● **SUPPLIED INFORMATION**:
** start **

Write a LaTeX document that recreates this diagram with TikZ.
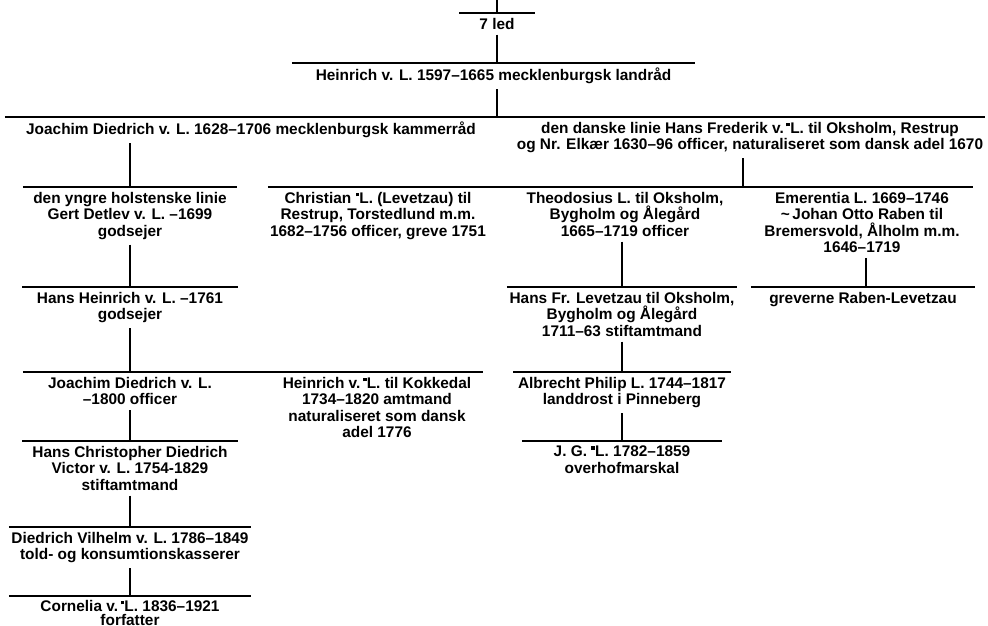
\documentclass[tikz,border=0pt]{standalone}
\usepackage{fontspec}
\setmainfont{Liberation Sans}
\newcommand{\hm}{\raisebox{0.45em}{\rule{0.25em}{0.25em}}}

\begin{document}
\begin{tikzpicture}[x=1pt,y=-1pt,
  person/.style={anchor=north,align=center,inner xsep=0pt,inner ysep=5pt,
    font=\bfseries\fontsize{15.4}{16.4}\selectfont},
  famline/.style={line width=1.1pt}]
  \useasboundingbox (0,0) rectangle (988,626);
  \coordinate (top) at (497,0);
  % persons
  \node[person,minimum width=75pt] (led) at (497,13) {7 led};
  \node[person,minimum width=403pt] (heinrich) at (493.5,63) {Heinrich v. L. 1597–1665 mecklenburgsk landråd};
  \node[person,minimum width=492pt] (joachim) at (251,117) {Joachim Diedrich v. L. 1628–1706 mecklenburgsk kammerråd};
  \node[person,minimum width=470pt] (danske) at (750,117) {den danske linie Hans Frederik v.\,\hm L. til Oksholm, Restrup\\og Nr. Elkær 1630–96 officer, naturaliseret som dansk adel 1670};
  \node[person,minimum width=214pt] (yngre) at (130,187) {den yngre holstenske linie\\Gert Detlev v. L. –1699\\godsejer};
  \node[person,minimum width=220pt] (christian) at (378,187) {Christian \hm L. (Levetzau) til\\Restrup, Torstedlund m.m.\\1682–1756 officer, greve 1751};
  \node[person,minimum width=210pt] (theodosius) at (625,187) {Theodosius L. til Oksholm,\\Bygholm og Ålegård\\1665–1719 officer};
  \node[person,minimum width=222pt] (emerentia) at (862,187) {Emerentia L. 1669–1746\\\textasciitilde\,Johan Otto Raben til\\Bremersvold, Ålholm m.m.\\1646–1719};
  \node[person,minimum width=215pt] (hansheinrich) at (130,287) {Hans Heinrich v. L. –1761\\godsejer};
  \node[person,minimum width=230pt] (hansfr) at (622,287) {Hans Fr. Levetzau til Oksholm,\\Bygholm og Ålegård\\1711–63 stiftamtmand};
  \node[person,minimum width=224pt] (greverne) at (863,287) {greverne Raben-Levetzau};
  \node[person,minimum width=214pt] (joachimdiedrich) at (130,372) {Joachim Diedrich v. L.\\–1800 officer};
  \node[person,minimum width=212pt] (kokkedal) at (377,372) {Heinrich v.\,\hm L. til Kokkedal\\1734–1820 amtmand\\naturaliseret som dansk\\adel 1776};
  \node[person,minimum width=217pt] (albrecht) at (622,372) {Albrecht Philip L. 1744–1817\\landdrost i Pinneberg};
  \node[person,minimum width=215pt] (hanschristopher) at (130,441) {Hans Christopher Diedrich\\Victor v. L. 1754-1829\\stiftamtmand};
  \node[person,minimum width=200pt] (jg) at (622,441) {J. G. \hm L. 1782–1859\\overhofmarskal};
  \node[person,minimum width=242pt] (diedrich) at (130,527) {Diedrich Vilhelm v. L. 1786–1849\\told- og konsumtionskasserer};
  \node[person,minimum width=242pt,inner ysep=4pt,
    font=\bfseries\fontsize{15.4}{14.6}\selectfont] (cornelia) at (130,596) {Cornelia v.\,\hm L. 1836–1921\\forfatter};
  % sibling lines
  \foreach \n in {led,heinrich,yngre,hansheinrich,hansfr,greverne,albrecht,hanschristopher,jg,diedrich,cornelia}
    \draw[famline] (\n.north west) -- (\n.north east);
  \draw[famline] (joachim.north west) -- (danske.north east);
  \draw[famline] (christian.north west) -- (emerentia.north east);
  \draw[famline] (joachimdiedrich.north west) -- (kokkedal.north east);
  % descent
  \draw[famline] (top) -- (led.north);
  \draw[famline] (led.south) -- (led.south |- heinrich.north);
  \draw[famline] (heinrich.south -| led.south) -- (led.south |- joachim.north);
  \draw[famline] (joachim.south -| yngre.north) -- (yngre.north);
  \draw[famline] ([xshift=-7pt]danske.south) -- ([xshift=-7pt]danske.south |- christian.north);
  \draw[famline] (yngre.south) -- (hansheinrich.north);
  \draw[famline] (theodosius.south -| hansfr.north) -- (hansfr.north);
  \draw[famline] ([xshift=4pt]emerentia.south) -- ([xshift=4pt]emerentia.south |- greverne.north);
  \draw[famline] (hansheinrich.south) -- (joachimdiedrich.north);
  \draw[famline] (hansfr.south) -- (albrecht.north);
  \draw[famline] (joachimdiedrich.south) -- (hanschristopher.north);
  \draw[famline] (albrecht.south) -- (jg.north);
  \draw[famline] (hanschristopher.south) -- (diedrich.north);
  \draw[famline] (diedrich.south) -- (cornelia.north);
\end{tikzpicture}
\end{document}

** end **

● **THE PROBLEM**: The data above needs to be retyped exactly, with the images left out.

● **RESPONSE BELOW**:
Write a LaTeX document that recreates this diagram with TikZ.
\documentclass[tikz,border=0pt]{standalone}
\usepackage{fontspec}
\setmainfont{Liberation Sans}
\newcommand{\hm}{\raisebox{0.45em}{\rule{0.25em}{0.25em}}}

\begin{document}
\begin{tikzpicture}[x=1pt,y=-1pt,
  person/.style={anchor=north,align=center,inner xsep=0pt,inner ysep=5pt,
    font=\bfseries\fontsize{15.4}{16.4}\selectfont},
  famline/.style={line width=1.1pt}]
  \useasboundingbox (0,0) rectangle (988,626);
  \coordinate (top) at (497,0);
  % persons
  \node[person,minimum width=75pt] (led) at (497,13) {7 led};
  \node[person,minimum width=403pt] (heinrich) at (493.5,63) {Heinrich v. L. 1597–1665 mecklenburgsk landråd};
  \node[person,minimum width=492pt] (joachim) at (251,117) {Joachim Diedrich v. L. 1628–1706 mecklenburgsk kammerråd};
  \node[person,minimum width=470pt] (danske) at (750,117) {den danske linie Hans Frederik v.\,\hm L. til Oksholm, Restrup\\og Nr. Elkær 1630–96 officer, naturaliseret som dansk adel 1670};
  \node[person,minimum width=214pt] (yngre) at (130,187) {den yngre holstenske linie\\Gert Detlev v. L. –1699\\godsejer};
  \node[person,minimum width=220pt] (christian) at (378,187) {Christian \hm L. (Levetzau) til\\Restrup, Torstedlund m.m.\\1682–1756 officer, greve 1751};
  \node[person,minimum width=210pt] (theodosius) at (625,187) {Theodosius L. til Oksholm,\\Bygholm og Ålegård\\1665–1719 officer};
  \node[person,minimum width=222pt] (emerentia) at (862,187) {Emerentia L. 1669–1746\\\textasciitilde\,Johan Otto Raben til\\Bremersvold, Ålholm m.m.\\1646–1719};
  \node[person,minimum width=215pt] (hansheinrich) at (130,287) {Hans Heinrich v. L. –1761\\godsejer};
  \node[person,minimum width=230pt] (hansfr) at (622,287) {Hans Fr. Levetzau til Oksholm,\\Bygholm og Ålegård\\1711–63 stiftamtmand};
  \node[person,minimum width=224pt] (greverne) at (863,287) {greverne Raben-Levetzau};
  \node[person,minimum width=214pt] (joachimdiedrich) at (130,372) {Joachim Diedrich v. L.\\–1800 officer};
  \node[person,minimum width=212pt] (kokkedal) at (377,372) {Heinrich v.\,\hm L. til Kokkedal\\1734–1820 amtmand\\naturaliseret som dansk\\adel 1776};
  \node[person,minimum width=217pt] (albrecht) at (622,372) {Albrecht Philip L. 1744–1817\\landdrost i Pinneberg};
  \node[person,minimum width=215pt] (hanschristopher) at (130,441) {Hans Christopher Diedrich\\Victor v. L. 1754-1829\\stiftamtmand};
  \node[person,minimum width=200pt] (jg) at (622,441) {J. G. \hm L. 1782–1859\\overhofmarskal};
  \node[person,minimum width=242pt] (diedrich) at (130,527) {Diedrich Vilhelm v. L. 1786–1849\\told- og konsumtionskasserer};
  \node[person,minimum width=242pt,inner ysep=4pt,
    font=\bfseries\fontsize{15.4}{14.6}\selectfont] (cornelia) at (130,596) {Cornelia v.\,\hm L. 1836–1921\\forfatter};
  % sibling lines
  \foreach \n in {led,heinrich,yngre,hansheinrich,hansfr,greverne,albrecht,hanschristopher,jg,diedrich,cornelia}
    \draw[famline] (\n.north west) -- (\n.north east);
  \draw[famline] (joachim.north west) -- (danske.north east);
  \draw[famline] (christian.north west) -- (emerentia.north east);
  \draw[famline] (joachimdiedrich.north west) -- (kokkedal.north east);
  % descent
  \draw[famline] (top) -- (led.north);
  \draw[famline] (led.south) -- (led.south |- heinrich.north);
  \draw[famline] (heinrich.south -| led.south) -- (led.south |- joachim.north);
  \draw[famline] (joachim.south -| yngre.north) -- (yngre.north);
  \draw[famline] ([xshift=-7pt]danske.south) -- ([xshift=-7pt]danske.south |- christian.north);
  \draw[famline] (yngre.south) -- (hansheinrich.north);
  \draw[famline] (theodosius.south -| hansfr.north) -- (hansfr.north);
  \draw[famline] ([xshift=4pt]emerentia.south) -- ([xshift=4pt]emerentia.south |- greverne.north);
  \draw[famline] (hansheinrich.south) -- (joachimdiedrich.north);
  \draw[famline] (hansfr.south) -- (albrecht.north);
  \draw[famline] (joachimdiedrich.south) -- (hanschristopher.north);
  \draw[famline] (albrecht.south) -- (jg.north);
  \draw[famline] (hanschristopher.south) -- (diedrich.north);
  \draw[famline] (diedrich.south) -- (cornelia.north);
\end{tikzpicture}
\end{document}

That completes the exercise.